Don’t get me wrong. I don’t hate Brüno. I caught a screening of the movie last month and thought it was pretty funny, even if a lot of it felt staged to me. You’ll never convince me that Paula Abdul wasn’t in on the joke, loopy as she may be. And the central storytelling device — foreigner comes to America with trusty sidekick, has a falling out with trusty sidekick, etc., etc. — is a weak carbon copy of what drove the much funnier, fresher, and all-around more holy-crap-he-just-did-what?! Borat. (I’m not gonna get into the good-for-the-gays/bad-for-the-gays question here. Stay tuned for a post this weekend from Michael Slezak on that topic.) So yeah, I liked Brüno just fine.

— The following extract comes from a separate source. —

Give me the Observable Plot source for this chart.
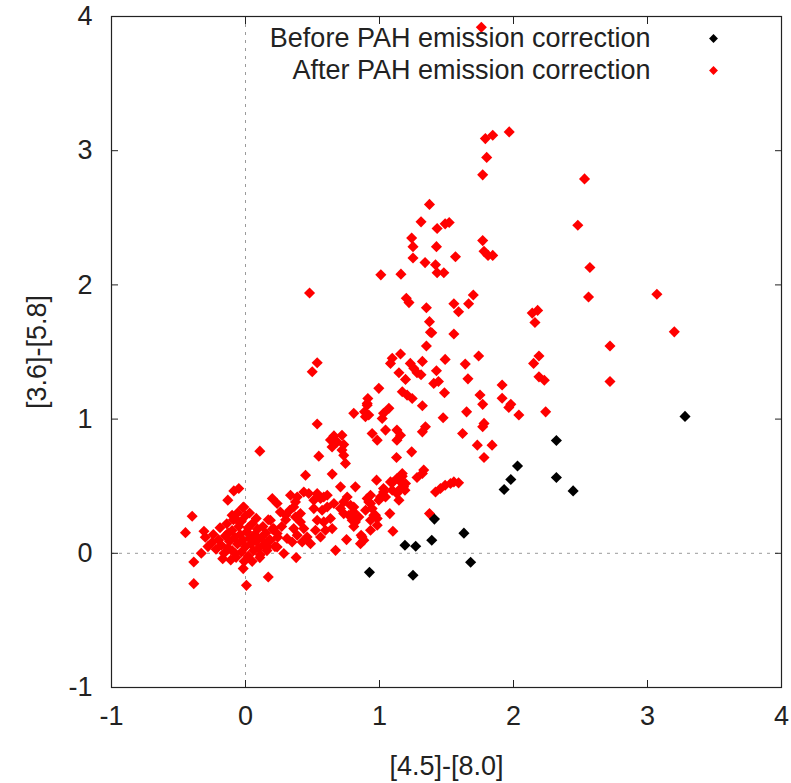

But the Brüno marketing blitz that’s been pummeling us for what seems like months now? Make it stop! The never-ending stream of “outrageous” Brüno stunts around the globe is enough to make me want to declare war on the umlaut. Look! It’s Brüno being flamboyant in London! Ah-ha, here’s Brüno parading around as a bull in Madrid! Oh boy, now he’s making Matt Lauer kiss his hand on the Today show! Sacha Baron Cohen, the man behind the titular character, even followed up a rare out-of-character appearance on Letterman this week with an in-character reading of Dave’s Top Ten List last night. (The list? Ten reasons…to go see Brüno.)
I fully understand that promotion is as integral to the movie biz as suspenders are to Lederhosen. But Brüno, your shtick is starting to feel as stale as day-old Apfelstrudel. Ich bin so over you! What’s your take on Brüno’s übiquitoüsness? Is it über-annoying or über-hilarioüs?